_EXERCISE BRIEF_
Give a verbatim copy of the lines below, minus the pictures.

_SUPPLIED INFORMATION_

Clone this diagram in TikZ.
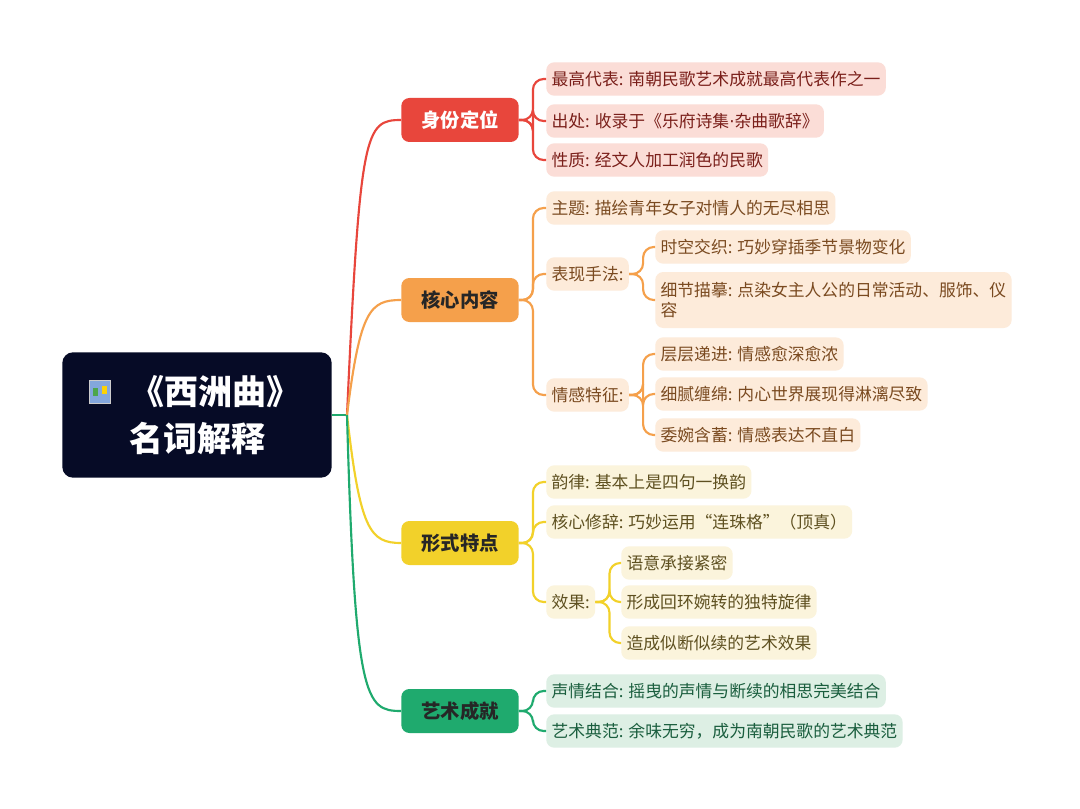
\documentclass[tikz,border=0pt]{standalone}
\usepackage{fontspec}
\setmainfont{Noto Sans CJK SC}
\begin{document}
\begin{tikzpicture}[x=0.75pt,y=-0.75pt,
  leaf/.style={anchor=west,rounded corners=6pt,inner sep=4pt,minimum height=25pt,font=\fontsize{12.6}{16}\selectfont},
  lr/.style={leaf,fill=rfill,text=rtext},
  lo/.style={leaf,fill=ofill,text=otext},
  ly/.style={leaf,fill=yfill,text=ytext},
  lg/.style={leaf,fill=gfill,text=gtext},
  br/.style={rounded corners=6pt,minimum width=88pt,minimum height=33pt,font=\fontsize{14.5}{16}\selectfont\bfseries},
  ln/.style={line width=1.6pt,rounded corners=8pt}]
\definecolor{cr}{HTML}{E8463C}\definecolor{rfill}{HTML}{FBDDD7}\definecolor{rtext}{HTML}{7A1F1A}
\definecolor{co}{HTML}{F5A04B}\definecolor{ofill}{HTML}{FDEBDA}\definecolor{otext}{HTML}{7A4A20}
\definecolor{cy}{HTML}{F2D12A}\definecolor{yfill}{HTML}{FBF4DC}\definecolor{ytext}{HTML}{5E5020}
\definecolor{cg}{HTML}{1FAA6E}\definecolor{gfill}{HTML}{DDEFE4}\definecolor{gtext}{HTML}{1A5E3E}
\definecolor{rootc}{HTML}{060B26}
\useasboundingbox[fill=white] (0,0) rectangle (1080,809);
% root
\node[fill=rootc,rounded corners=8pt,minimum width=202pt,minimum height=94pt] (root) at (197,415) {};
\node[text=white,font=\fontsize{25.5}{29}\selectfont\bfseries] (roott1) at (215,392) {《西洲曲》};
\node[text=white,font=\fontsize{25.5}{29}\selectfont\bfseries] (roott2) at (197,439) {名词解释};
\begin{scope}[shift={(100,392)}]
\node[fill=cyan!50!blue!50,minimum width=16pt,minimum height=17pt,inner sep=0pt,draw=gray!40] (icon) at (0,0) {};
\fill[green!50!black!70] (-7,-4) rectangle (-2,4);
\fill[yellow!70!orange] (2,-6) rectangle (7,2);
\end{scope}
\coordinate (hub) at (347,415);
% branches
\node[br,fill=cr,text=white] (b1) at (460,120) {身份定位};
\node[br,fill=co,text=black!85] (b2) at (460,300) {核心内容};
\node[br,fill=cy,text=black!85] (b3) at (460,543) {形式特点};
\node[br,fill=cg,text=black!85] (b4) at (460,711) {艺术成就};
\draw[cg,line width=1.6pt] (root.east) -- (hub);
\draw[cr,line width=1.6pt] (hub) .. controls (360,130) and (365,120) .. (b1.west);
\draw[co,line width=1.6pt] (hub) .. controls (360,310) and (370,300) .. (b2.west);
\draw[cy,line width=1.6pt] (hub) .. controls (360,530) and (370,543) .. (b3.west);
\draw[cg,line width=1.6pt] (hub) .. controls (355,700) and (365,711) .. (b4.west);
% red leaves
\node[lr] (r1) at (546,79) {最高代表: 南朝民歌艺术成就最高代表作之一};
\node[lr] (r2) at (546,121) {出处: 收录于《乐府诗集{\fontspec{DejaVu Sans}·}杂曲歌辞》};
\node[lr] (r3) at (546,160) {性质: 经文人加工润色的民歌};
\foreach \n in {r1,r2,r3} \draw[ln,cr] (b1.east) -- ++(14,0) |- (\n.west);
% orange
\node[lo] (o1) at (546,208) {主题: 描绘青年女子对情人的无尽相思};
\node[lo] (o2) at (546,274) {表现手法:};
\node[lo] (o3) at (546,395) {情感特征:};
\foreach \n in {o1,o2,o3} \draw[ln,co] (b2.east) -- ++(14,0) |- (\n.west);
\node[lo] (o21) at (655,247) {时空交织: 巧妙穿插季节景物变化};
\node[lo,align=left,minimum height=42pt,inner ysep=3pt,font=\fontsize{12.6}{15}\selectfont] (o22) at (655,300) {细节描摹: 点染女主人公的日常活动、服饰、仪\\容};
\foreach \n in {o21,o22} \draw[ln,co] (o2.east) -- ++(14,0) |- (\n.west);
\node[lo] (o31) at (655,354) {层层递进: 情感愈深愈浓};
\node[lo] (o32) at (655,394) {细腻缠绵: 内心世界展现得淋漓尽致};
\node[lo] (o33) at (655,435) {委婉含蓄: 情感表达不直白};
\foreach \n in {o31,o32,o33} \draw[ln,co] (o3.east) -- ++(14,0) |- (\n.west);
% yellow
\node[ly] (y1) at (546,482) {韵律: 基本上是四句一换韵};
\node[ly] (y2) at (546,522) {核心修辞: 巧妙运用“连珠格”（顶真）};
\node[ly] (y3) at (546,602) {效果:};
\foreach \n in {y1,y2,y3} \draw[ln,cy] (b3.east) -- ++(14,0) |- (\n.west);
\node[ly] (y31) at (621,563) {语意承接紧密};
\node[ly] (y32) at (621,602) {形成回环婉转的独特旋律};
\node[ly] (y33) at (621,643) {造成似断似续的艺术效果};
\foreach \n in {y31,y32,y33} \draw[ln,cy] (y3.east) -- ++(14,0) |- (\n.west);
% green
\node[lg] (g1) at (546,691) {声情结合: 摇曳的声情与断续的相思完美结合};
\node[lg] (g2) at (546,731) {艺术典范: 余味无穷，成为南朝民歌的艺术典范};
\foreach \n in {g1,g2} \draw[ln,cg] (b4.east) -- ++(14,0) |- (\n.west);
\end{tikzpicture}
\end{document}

_TASK RESPONSE_
Clone this diagram in TikZ.
\documentclass[tikz,border=0pt]{standalone}
\usepackage{fontspec}
\setmainfont{Noto Sans CJK SC}
\begin{document}
\begin{tikzpicture}[x=0.75pt,y=-0.75pt,
  leaf/.style={anchor=west,rounded corners=6pt,inner sep=4pt,minimum height=25pt,font=\fontsize{12.6}{16}\selectfont},
  lr/.style={leaf,fill=rfill,text=rtext},
  lo/.style={leaf,fill=ofill,text=otext},
  ly/.style={leaf,fill=yfill,text=ytext},
  lg/.style={leaf,fill=gfill,text=gtext},
  br/.style={rounded corners=6pt,minimum width=88pt,minimum height=33pt,font=\fontsize{14.5}{16}\selectfont\bfseries},
  ln/.style={line width=1.6pt,rounded corners=8pt}]
\definecolor{cr}{HTML}{E8463C}\definecolor{rfill}{HTML}{FBDDD7}\definecolor{rtext}{HTML}{7A1F1A}
\definecolor{co}{HTML}{F5A04B}\definecolor{ofill}{HTML}{FDEBDA}\definecolor{otext}{HTML}{7A4A20}
\definecolor{cy}{HTML}{F2D12A}\definecolor{yfill}{HTML}{FBF4DC}\definecolor{ytext}{HTML}{5E5020}
\definecolor{cg}{HTML}{1FAA6E}\definecolor{gfill}{HTML}{DDEFE4}\definecolor{gtext}{HTML}{1A5E3E}
\definecolor{rootc}{HTML}{060B26}
\useasboundingbox[fill=white] (0,0) rectangle (1080,809);
% root
\node[fill=rootc,rounded corners=8pt,minimum width=202pt,minimum height=94pt] (root) at (197,415) {};
\node[text=white,font=\fontsize{25.5}{29}\selectfont\bfseries] (roott1) at (215,392) {《西洲曲》};
\node[text=white,font=\fontsize{25.5}{29}\selectfont\bfseries] (roott2) at (197,439) {名词解释};
\begin{scope}[shift={(100,392)}]
\node[fill=cyan!50!blue!50,minimum width=16pt,minimum height=17pt,inner sep=0pt,draw=gray!40] (icon) at (0,0) {};
\fill[green!50!black!70] (-7,-4) rectangle (-2,4);
\fill[yellow!70!orange] (2,-6) rectangle (7,2);
\end{scope}
\coordinate (hub) at (347,415);
% branches
\node[br,fill=cr,text=white] (b1) at (460,120) {身份定位};
\node[br,fill=co,text=black!85] (b2) at (460,300) {核心内容};
\node[br,fill=cy,text=black!85] (b3) at (460,543) {形式特点};
\node[br,fill=cg,text=black!85] (b4) at (460,711) {艺术成就};
\draw[cg,line width=1.6pt] (root.east) -- (hub);
\draw[cr,line width=1.6pt] (hub) .. controls (360,130) and (365,120) .. (b1.west);
\draw[co,line width=1.6pt] (hub) .. controls (360,310) and (370,300) .. (b2.west);
\draw[cy,line width=1.6pt] (hub) .. controls (360,530) and (370,543) .. (b3.west);
\draw[cg,line width=1.6pt] (hub) .. controls (355,700) and (365,711) .. (b4.west);
% red leaves
\node[lr] (r1) at (546,79) {最高代表: 南朝民歌艺术成就最高代表作之一};
\node[lr] (r2) at (546,121) {出处: 收录于《乐府诗集{\fontspec{DejaVu Sans}·}杂曲歌辞》};
\node[lr] (r3) at (546,160) {性质: 经文人加工润色的民歌};
\foreach \n in {r1,r2,r3} \draw[ln,cr] (b1.east) -- ++(14,0) |- (\n.west);
% orange
\node[lo] (o1) at (546,208) {主题: 描绘青年女子对情人的无尽相思};
\node[lo] (o2) at (546,274) {表现手法:};
\node[lo] (o3) at (546,395) {情感特征:};
\foreach \n in {o1,o2,o3} \draw[ln,co] (b2.east) -- ++(14,0) |- (\n.west);
\node[lo] (o21) at (655,247) {时空交织: 巧妙穿插季节景物变化};
\node[lo,align=left,minimum height=42pt,inner ysep=3pt,font=\fontsize{12.6}{15}\selectfont] (o22) at (655,300) {细节描摹: 点染女主人公的日常活动、服饰、仪\\容};
\foreach \n in {o21,o22} \draw[ln,co] (o2.east) -- ++(14,0) |- (\n.west);
\node[lo] (o31) at (655,354) {层层递进: 情感愈深愈浓};
\node[lo] (o32) at (655,394) {细腻缠绵: 内心世界展现得淋漓尽致};
\node[lo] (o33) at (655,435) {委婉含蓄: 情感表达不直白};
\foreach \n in {o31,o32,o33} \draw[ln,co] (o3.east) -- ++(14,0) |- (\n.west);
% yellow
\node[ly] (y1) at (546,482) {韵律: 基本上是四句一换韵};
\node[ly] (y2) at (546,522) {核心修辞: 巧妙运用“连珠格”（顶真）};
\node[ly] (y3) at (546,602) {效果:};
\foreach \n in {y1,y2,y3} \draw[ln,cy] (b3.east) -- ++(14,0) |- (\n.west);
\node[ly] (y31) at (621,563) {语意承接紧密};
\node[ly] (y32) at (621,602) {形成回环婉转的独特旋律};
\node[ly] (y33) at (621,643) {造成似断似续的艺术效果};
\foreach \n in {y31,y32,y33} \draw[ln,cy] (y3.east) -- ++(14,0) |- (\n.west);
% green
\node[lg] (g1) at (546,691) {声情结合: 摇曳的声情与断续的相思完美结合};
\node[lg] (g2) at (546,731) {艺术典范: 余味无穷，成为南朝民歌的艺术典范};
\foreach \n in {g1,g2} \draw[ln,cg] (b4.east) -- ++(14,0) |- (\n.west);
\end{tikzpicture}
\end{document}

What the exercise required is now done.